Следующий политический урок Жан-Марк получил несколько позже. В ходе одной из демонстраций, которая поначалу казалась совершенно безобидной, но потом вылилась в трагедию, оказавшую решающее влияние на внутриполитическую жизнь в Бразилии, был убит студент по имени Эдсон Луис де Лима Соуто. Он отдал жизнь за… улучшение качества пищи в студенческом кафе.
Все произошло у кафе «Калабосо» в центре Рио, владельцем которого был студенческий союз штата. Кормили там всегда скверно, но ничего особенного никто и не ожидал, потому что никому и в голову не приходило требовать от второразрядного заведения деликатесов. Вот почему всякий раз, когда Жан-Марку случалось там обедать, он считал, что приносит еще одну жертву во имя повышения своего политического самосознания.
В 1967 году власти штата Гуанабара решили закрыть кафе по причинам, не имевшим ничего общего с качеством предлагаемых там блюд. Дело в том, что в Музее современного искусства, который находился практически рядом с кафе, вскоре должны были проходить заседания Международного валютного фонда. Кафе же было известно как неофициальное место встреч студентов-бунтарей, считавших, что фонд печется скорее о защите интересов иностранного капитала, чем о решении проблемы голода во многих странах мира. Не удивительно поэтому, что губернатор штата считал студенческое кафе местом неприятным и небезопасным и неожиданно решил закрыть его.

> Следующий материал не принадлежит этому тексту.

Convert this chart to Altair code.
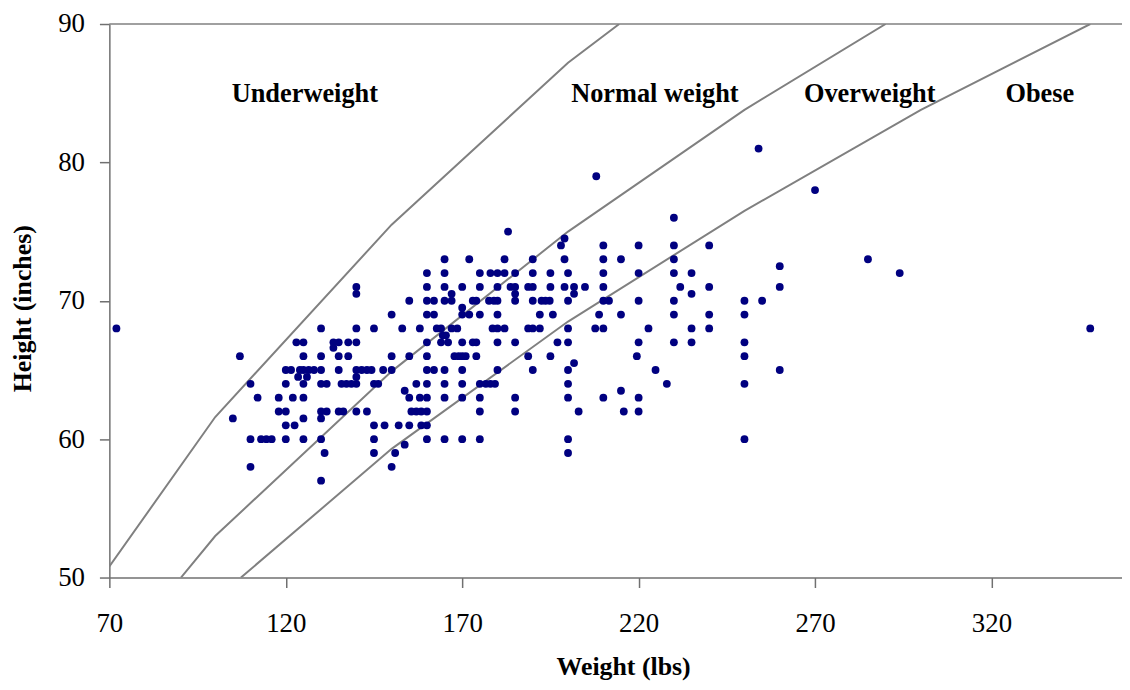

Не желая допустить этого, студенты заняли кафе. Студенческое руководство ставило перед собой две весьма скромные цели: воспрепятствовать закрытию кафе и добиться улучшения качества готовившихся там блюд. Губернатор направил туда полицию, и теперь между полицейскими и студентами ежедневно происходили стычки. Обе стороны понимали, что проблема дурной кухни переросла теперь в нечто большее: власти просто не хотели уступать требованиям протестующих студентов. Такая непримиримость позиций привела к тому, что возросло число распространяемых листовок и митингов протеста, вылившихся затем в массовые демонстрации. В результате на место происшествия были брошены крупные силы полиции.